Two crucial classes are P and NP:
- P (Polynomial Time): Problems in this class are considered “easy” or “tractable.” An algorithm exists that can solve them in a time that scales polynomially with the size of the input. If finding adversarial examples were in P, you could write an efficient, guaranteed program to break any model.
- NP (Nondeterministic Polynomial Time): This class contains problems where, if you are given a potential solution, you can verify its correctness in polynomial time. Finding an adversarial example fits this description perfectly: if someone hands you a perturbed image, you can quickly run it through the model, check the new label, and measure the perturbation size to confirm it is a valid adversarial example.
The central, unresolved question in computer science is whether P = NP. For AI security, the implications are profound. If P = NP, it means any problem that is easy to verify is also easy to solve. This would imply that finding adversarial examples is fundamentally easy, and robust defenses might be impossible. Most computer scientists believe P ≠ NP, which suggests that there are problems—like finding adversarial examples—that are easy to check but hard to solve optimally.
This “hardness” is why red teamers rely on heuristics like gradient descent (e.g., PGD). You aren’t solving the problem of finding the *absolute best* perturbation; you’re using an efficient method to find a *good enough* one.
The Defender’s Dilemma: The Hardship of Proof
Now, flip the perspective to the defender. Their ultimate goal is not just to stop one attack, but to prove that *no* successful attack (within certain constraints) exists. This is the problem of formal verification or robust certification.

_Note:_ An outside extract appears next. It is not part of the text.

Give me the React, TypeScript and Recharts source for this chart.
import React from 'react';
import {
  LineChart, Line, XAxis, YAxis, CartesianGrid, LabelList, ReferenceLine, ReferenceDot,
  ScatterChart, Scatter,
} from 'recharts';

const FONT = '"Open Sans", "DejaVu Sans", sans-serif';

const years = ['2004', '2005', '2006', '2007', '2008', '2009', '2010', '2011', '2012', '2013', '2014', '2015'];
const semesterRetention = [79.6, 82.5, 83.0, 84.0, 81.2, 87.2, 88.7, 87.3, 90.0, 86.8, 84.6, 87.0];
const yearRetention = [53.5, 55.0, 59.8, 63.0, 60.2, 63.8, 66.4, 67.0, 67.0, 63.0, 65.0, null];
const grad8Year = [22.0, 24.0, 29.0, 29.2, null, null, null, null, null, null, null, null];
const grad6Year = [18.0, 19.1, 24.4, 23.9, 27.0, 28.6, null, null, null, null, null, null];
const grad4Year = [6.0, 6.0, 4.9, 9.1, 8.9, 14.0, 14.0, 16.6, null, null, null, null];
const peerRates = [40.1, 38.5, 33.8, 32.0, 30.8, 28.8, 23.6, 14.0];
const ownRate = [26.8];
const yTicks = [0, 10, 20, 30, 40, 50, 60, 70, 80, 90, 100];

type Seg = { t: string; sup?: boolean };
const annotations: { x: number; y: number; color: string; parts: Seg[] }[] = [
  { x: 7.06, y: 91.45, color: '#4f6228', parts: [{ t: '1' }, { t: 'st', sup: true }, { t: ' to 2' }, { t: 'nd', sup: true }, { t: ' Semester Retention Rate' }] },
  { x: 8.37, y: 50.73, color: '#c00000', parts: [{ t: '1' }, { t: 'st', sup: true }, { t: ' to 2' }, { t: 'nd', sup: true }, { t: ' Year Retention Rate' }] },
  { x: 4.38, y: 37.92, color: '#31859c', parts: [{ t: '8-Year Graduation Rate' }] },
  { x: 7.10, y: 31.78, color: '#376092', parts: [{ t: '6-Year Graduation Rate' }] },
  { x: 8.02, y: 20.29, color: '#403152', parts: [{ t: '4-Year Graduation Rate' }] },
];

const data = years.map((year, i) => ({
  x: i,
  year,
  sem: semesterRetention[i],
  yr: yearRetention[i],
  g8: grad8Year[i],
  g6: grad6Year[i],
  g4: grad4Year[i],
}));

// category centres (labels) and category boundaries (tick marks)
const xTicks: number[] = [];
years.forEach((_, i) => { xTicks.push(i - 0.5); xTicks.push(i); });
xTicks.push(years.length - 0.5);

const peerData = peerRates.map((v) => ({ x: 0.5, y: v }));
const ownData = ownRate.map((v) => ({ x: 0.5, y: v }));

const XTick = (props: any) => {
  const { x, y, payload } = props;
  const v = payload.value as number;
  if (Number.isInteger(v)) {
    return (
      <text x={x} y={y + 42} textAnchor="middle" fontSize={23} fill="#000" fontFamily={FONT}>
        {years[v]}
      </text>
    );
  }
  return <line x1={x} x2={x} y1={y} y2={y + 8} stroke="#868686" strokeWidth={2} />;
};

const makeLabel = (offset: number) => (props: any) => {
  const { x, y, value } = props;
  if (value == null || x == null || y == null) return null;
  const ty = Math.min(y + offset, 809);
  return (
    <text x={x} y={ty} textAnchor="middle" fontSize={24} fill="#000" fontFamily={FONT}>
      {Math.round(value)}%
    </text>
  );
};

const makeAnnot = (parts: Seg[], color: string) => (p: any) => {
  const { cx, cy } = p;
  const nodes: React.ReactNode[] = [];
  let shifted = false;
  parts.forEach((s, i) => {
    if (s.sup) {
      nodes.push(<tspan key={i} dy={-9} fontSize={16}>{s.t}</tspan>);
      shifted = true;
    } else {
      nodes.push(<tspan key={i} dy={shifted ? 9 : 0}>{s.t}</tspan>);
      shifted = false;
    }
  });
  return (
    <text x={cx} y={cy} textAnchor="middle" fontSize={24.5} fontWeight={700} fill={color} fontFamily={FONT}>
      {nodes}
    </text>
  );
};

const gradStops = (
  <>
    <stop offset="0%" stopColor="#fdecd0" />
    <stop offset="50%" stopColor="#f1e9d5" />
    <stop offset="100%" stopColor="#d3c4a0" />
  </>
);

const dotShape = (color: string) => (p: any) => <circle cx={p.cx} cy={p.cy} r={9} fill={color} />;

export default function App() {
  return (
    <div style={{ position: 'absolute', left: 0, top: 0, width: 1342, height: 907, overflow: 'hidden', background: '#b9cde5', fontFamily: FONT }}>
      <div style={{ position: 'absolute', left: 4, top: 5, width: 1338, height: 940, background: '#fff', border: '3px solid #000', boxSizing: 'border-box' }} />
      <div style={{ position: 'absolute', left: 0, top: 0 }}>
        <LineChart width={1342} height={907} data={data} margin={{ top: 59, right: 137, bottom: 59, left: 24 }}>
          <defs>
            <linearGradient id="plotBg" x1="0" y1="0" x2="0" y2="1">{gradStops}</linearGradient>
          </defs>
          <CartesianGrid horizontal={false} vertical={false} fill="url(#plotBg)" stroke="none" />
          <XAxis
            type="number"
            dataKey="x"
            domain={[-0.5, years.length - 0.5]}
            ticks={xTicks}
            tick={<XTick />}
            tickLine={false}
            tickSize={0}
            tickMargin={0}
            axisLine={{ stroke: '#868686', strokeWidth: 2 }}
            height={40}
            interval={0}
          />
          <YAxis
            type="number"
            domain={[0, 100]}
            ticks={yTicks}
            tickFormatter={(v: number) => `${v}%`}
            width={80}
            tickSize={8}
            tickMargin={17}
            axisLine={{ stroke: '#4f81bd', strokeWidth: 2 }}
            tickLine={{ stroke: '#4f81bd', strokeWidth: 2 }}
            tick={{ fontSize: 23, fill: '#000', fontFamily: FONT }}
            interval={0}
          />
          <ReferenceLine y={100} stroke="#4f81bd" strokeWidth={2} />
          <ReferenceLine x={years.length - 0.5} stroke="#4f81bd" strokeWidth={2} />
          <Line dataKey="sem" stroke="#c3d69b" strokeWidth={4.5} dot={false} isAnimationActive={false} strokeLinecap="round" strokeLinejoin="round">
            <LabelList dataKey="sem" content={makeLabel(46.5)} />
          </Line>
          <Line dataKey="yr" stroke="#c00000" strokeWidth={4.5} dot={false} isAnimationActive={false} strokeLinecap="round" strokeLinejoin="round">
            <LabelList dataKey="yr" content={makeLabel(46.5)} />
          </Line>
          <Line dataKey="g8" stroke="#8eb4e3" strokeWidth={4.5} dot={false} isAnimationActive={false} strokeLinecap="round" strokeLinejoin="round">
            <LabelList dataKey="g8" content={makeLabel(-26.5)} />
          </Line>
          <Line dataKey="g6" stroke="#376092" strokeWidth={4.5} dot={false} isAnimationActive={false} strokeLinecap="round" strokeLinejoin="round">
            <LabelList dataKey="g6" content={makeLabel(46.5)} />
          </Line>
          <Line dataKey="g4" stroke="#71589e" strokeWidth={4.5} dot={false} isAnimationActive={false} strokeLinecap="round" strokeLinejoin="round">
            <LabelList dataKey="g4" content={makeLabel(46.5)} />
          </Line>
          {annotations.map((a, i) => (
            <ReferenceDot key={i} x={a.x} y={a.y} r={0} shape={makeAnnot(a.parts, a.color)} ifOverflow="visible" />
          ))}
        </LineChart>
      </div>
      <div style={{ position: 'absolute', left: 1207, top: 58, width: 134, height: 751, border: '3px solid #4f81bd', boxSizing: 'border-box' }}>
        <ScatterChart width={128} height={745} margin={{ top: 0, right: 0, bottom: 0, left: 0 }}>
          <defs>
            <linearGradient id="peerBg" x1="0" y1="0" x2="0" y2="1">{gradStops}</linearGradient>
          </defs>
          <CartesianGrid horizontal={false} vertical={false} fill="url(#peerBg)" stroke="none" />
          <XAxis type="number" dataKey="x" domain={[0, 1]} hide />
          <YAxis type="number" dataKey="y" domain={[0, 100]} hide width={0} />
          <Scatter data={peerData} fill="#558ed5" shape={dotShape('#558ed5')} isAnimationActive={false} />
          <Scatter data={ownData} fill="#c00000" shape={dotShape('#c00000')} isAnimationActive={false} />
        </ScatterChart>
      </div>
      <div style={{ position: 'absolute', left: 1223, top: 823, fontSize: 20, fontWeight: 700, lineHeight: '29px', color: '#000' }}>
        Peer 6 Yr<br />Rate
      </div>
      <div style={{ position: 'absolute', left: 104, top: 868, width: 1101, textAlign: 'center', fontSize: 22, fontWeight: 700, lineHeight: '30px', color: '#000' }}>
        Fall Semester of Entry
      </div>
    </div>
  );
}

This “non-existence” proof belongs to a different complexity class: co-NP. A problem is in co-NP if a “no” instance has a short, efficiently verifiable proof. For example, if a model were truly robust, a defender could theoretically provide you with a mathematical “certificate of robustness” that you could quickly check.
Unfortunately, for many common neural networks (specifically those with ReLU activations), the problem of certifying robustness has been proven to be NP-hard. This implies that the corresponding “no” problem is co-NP-hard. In simple terms, this means that unless P = NP, there is no efficient, universal algorithm that can prove a neural network is robust. This is a crucial theoretical barrier: it tells us that for any reasonably complex model, a complete, formal guarantee of security is likely computationally intractable.

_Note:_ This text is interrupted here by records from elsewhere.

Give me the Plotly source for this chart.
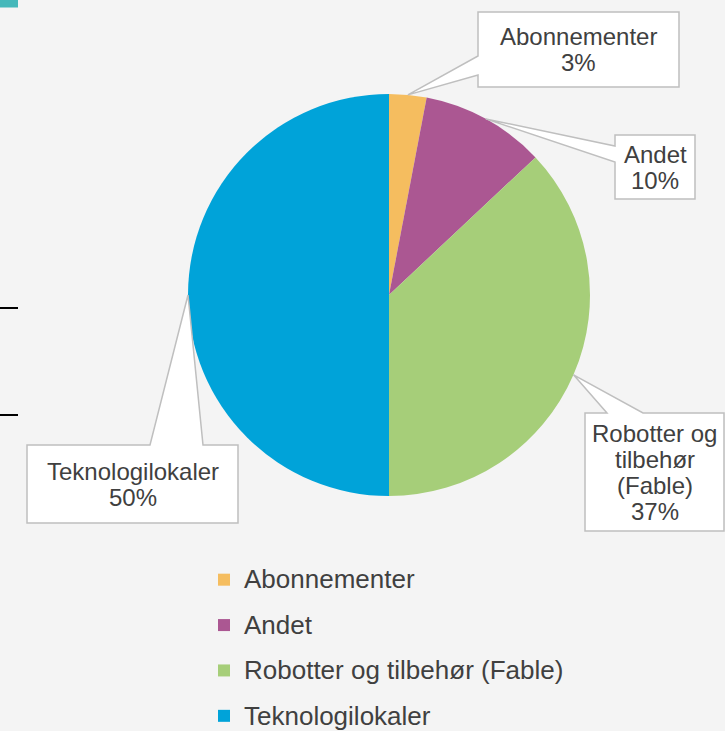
import math
import plotly.graph_objects as go

# ---- data ----
categories = ["Abonnementer", "Andet", "Robotter og tilbehør (Fable)", "Teknologilokaler"]
values = [3, 10, 37, 50]
box_labels = ["Abonnementer", "Andet", "Robotter og<br>tilbehør<br>(Fable)", "Teknologilokaler"]
colors = ["#F5BD5F", "#AB5792", "#A6CE79", "#00A3D9"]

W, H = 725, 731
CX, CY, R = 389, 295, 201
FONT = "Liberation Sans, Arial, sans-serif"
TEXT_COLOR = "#404040"
LABEL_SIZE = 24
LABEL_LINE = 26
LEGEND_TEXT_SIZE = 26

# callout boxes: (x0, y0, x1, y1, side, leg_a, leg_b)
boxes = [
    (478, 12, 679, 87, "left", 56, 75),
    (615, 135, 695, 199, "left", 146, 162),
    (585, 413, 724, 531, "top", 607, 643),
    (27, 445, 238, 523, "top", 150, 203),
]

legend_labels = [f"<span style='font-size:{LEGEND_TEXT_SIZE}px;baseline-shift:4px'>{c}</span>"
                 for c in categories]

fig = go.Figure()
fig.add_trace(go.Pie(
    labels=legend_labels, values=values, sort=False, direction="clockwise", rotation=0,
    marker=dict(colors=colors, line=dict(width=0)),
    textinfo="none", hoverinfo="label+percent",
    domain=dict(x=[(CX - R) / W, (CX + R) / W], y=[1 - (CY + R) / H, 1 - (CY - R) / H]),
))

shapes = []
annotations = []
total = sum(values)
cum = 0
for i, v in enumerate(values):
    mid = (cum + v / 2) / total
    cum += v
    th = 2 * math.pi * mid
    tx = CX + R * math.sin(th)
    ty = CY - R * math.cos(th)
    x0, y0, x1, y1, side, a, b = boxes[i]
    if side == "left":
        pts = [(x0, y0), (x1, y0), (x1, y1), (x0, y1), (x0, b), (tx, ty), (x0, a)]
    else:
        pts = [(x0, y0), (a, y0), (tx, ty), (b, y0), (x1, y0), (x1, y1), (x0, y1)]
    path = "M " + " L ".join(f"{px:.1f},{py:.1f}" for px, py in pts) + " Z"
    shapes.append(dict(type="path", path=path, xref="x", yref="y",
                       fillcolor="white", line=dict(color="#BFBFBF", width=1.5), layer="above"))
    pct = f"{v / total * 100:.0f}%"
    lines = box_labels[i].split("<br>") + [pct]
    n = len(lines)
    cy_box = (y0 + y1) / 2
    for k, line in enumerate(lines):
        annotations.append(dict(x=(x0 + x1) / 2, y=cy_box + (k - (n - 1) / 2) * LABEL_LINE,
                                xref="x", yref="y", text=line, showarrow=False,
                                font=dict(family=FONT, size=LABEL_SIZE, color=TEXT_COLOR),
                                align="center", xanchor="center", yanchor="middle"))

# decorative fragments at the left edge
shapes.append(dict(type="rect", x0=0, x1=18, y0=0, y1=7.5, xref="x", yref="y",
                   fillcolor="#45B8BA", line=dict(width=0), layer="below"))
for yy in (308, 415):
    shapes.append(dict(type="line", x0=0, x1=18, y0=yy, y1=yy, xref="x", yref="y",
                       line=dict(color="#000000", width=2)))

fig.update_layout(
    width=W, height=H,
    margin=dict(l=0, r=0, t=0, b=0, autoexpand=False),
    paper_bgcolor="#F4F4F4", plot_bgcolor="rgba(0,0,0,0)",
    xaxis=dict(range=[0, W], visible=False, fixedrange=True),
    yaxis=dict(range=[H, 0], visible=False, fixedrange=True),
    shapes=shapes, annotations=annotations,
    showlegend=True,
    legend=dict(orientation="v", x=204 / W, y=1 - 552 / H, xanchor="left", yanchor="top",
                font=dict(family=FONT, size=32.6, color=TEXT_COLOR),
                bgcolor="rgba(0,0,0,0)", traceorder="normal"),
)

fig.write_html("out.html", config={"displayModeBar": False},
               post_script="document.body.style.margin='0';")
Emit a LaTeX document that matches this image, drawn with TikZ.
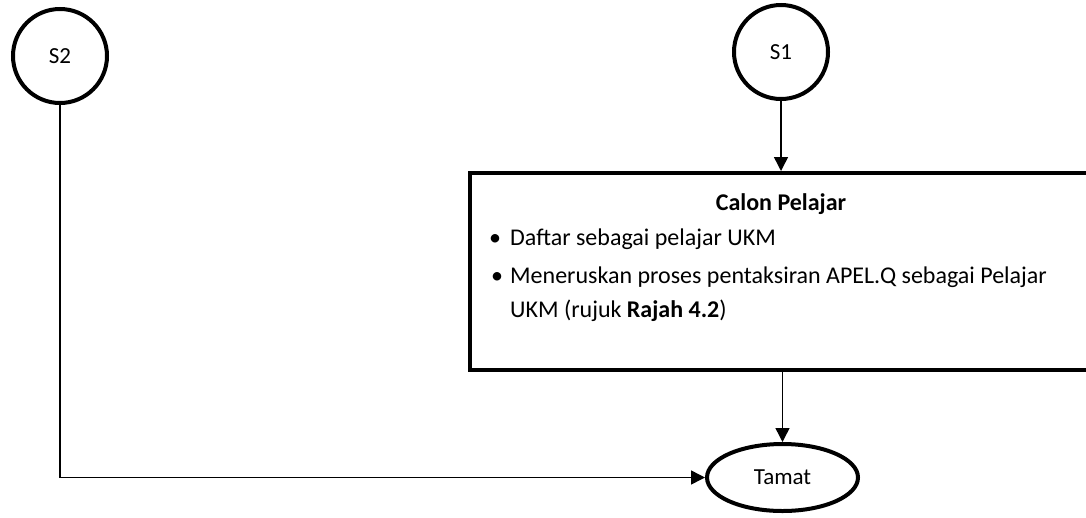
\documentclass[tikz,border=0pt]{standalone}
\usepackage{fontspec}
\setmainfont{Carlito}
\usetikzlibrary{arrows.meta,shapes.geometric}
\begin{document}
\begin{tikzpicture}[x=1pt,y=-1pt,
  connector/.style={circle,draw,line width=4pt,minimum size=94pt,inner sep=0pt,
    font=\fontsize{23}{28}\selectfont},
  terminal/.style={ellipse,draw,line width=4pt,minimum width=151pt,minimum height=67pt,
    inner sep=0pt,font=\fontsize{23}{28}\selectfont},
  procbox/.style={rectangle,draw,line width=4pt,minimum width=620pt,minimum height=197pt,
    inner sep=0pt},
  flow/.style={line width=1.5pt,-{Triangle[length=14pt,width=14pt]}},
  body/.style={inner sep=0pt,anchor=base west,font=\fontsize{24}{34}\selectfont},
  bullet/.style={inner sep=0pt,anchor=base,font=\fontsize{24}{34}\selectfont}
]
\useasboundingbox (0,0) rectangle (1086,517);

% start connectors
\node[connector] (s2) at (60,56) {S2};
\node[connector] (s1) at (781,52) {S1};

% process box
\node[procbox] (box) at (780,271.5) {};
\node[inner sep=0pt,anchor=base,font=\fontsize{24}{34}\selectfont\bfseries] (title) at (781,210) {Calon Pelajar};
\node[bullet] (b1) at (495,245) {\textbullet};
\node[body] (l1) at (510,245) {Daftar sebagai pelajar UKM};
\node[bullet] (b2) at (497,283) {\textbullet};
\node[body] (l2) at (510,283) {Meneruskan proses pentaksiran APEL.Q sebagai Pelajar};
\node[body] (l3) at (510,317) {UKM (rujuk \textbf{Rajah 4.2})};

% end terminal
\node[terminal] (tamat) at (782.5,477.5) {Tamat};

% flow lines
\draw[flow] (s1.south) -- (s1.south |- box.north);
\draw[flow] (box.south -| tamat.north) -- (tamat.north);
\draw[flow] (s2.south) |- (tamat.west);
\end{tikzpicture}
\end{document}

From Cryptography to AI: Hardness Assumptions
Modern cryptography isn’t built on proofs of absolute security, but on **hardness assumptions**. For example, RSA encryption assumes that factoring the product of two large prime numbers is computationally intractable. We don’t have a mathematical proof, but decades of research have failed to find an efficient algorithm, giving us confidence in this assumption.
AI security is moving in a similar direction. We can build systems based on the assumption that certain problems related to neural networks are hard. This provides a more solid foundation for defense than the cat-and-mouse game of patching against the latest attack.
| Domain | “Easy” Problem (Verification) | Assumed “Hard” Problem (Attack/Proof) |
|---|---|---|
| Cryptography (RSA) | Multiplying two large prime numbers. | Factoring their product to find the original primes. |
| AI Security (Attack) | Given a perturbation, verifying it causes misclassification within a budget. | Finding the minimal perturbation that causes misclassification (NP-hard). |
| AI Security (Defense) | Given a certificate of robustness, verifying its mathematical validity. | Generating a certificate of robustness for a large, arbitrary network (co-NP-hard). |
Practical Takeaways for the AI Red Teamer
This theoretical perspective has direct consequences for your work:
- Justification for Heuristics: Complexity theory explains why your practical, efficient attacks (like PGD) are valuable. Since finding the “perfect” attack is likely intractable, finding *any* valid attack quickly is the primary goal. Your role is not to solve an NP-hard problem optimally, but to demonstrate its feasibility.
- Understanding Attack Ceilings: When an attack fails or takes a long time, it may not be a flaw in your tooling but a reflection of the problem’s intrinsic difficulty. This is especially true against defenses designed to create complex, non-linear loss landscapes, which are computationally expensive to navigate.
- Challenging Security Claims: The hardness of certification is your most powerful tool for scrutinizing defensive claims. When a team asserts their model is “robust,” you can ask for the basis of that claim. Is it based on empirical results against a few known attacks, or a formal certificate? Since full certification is intractable, any claim of absolute security for a complex model is almost certainly an overstatement. Your job is to find the gaps in their empirical evidence.
Ultimately, complexity theory provides a sobering but essential foundation. It tells us that perfect, provable AI security is likely unattainable. Instead, the field will evolve towards a model of computational security, where the goal is to make attacks so computationally expensive that they are impractical for any rational adversary. Your work as a red teamer is to constantly test the validity of those economic and computational assumptions.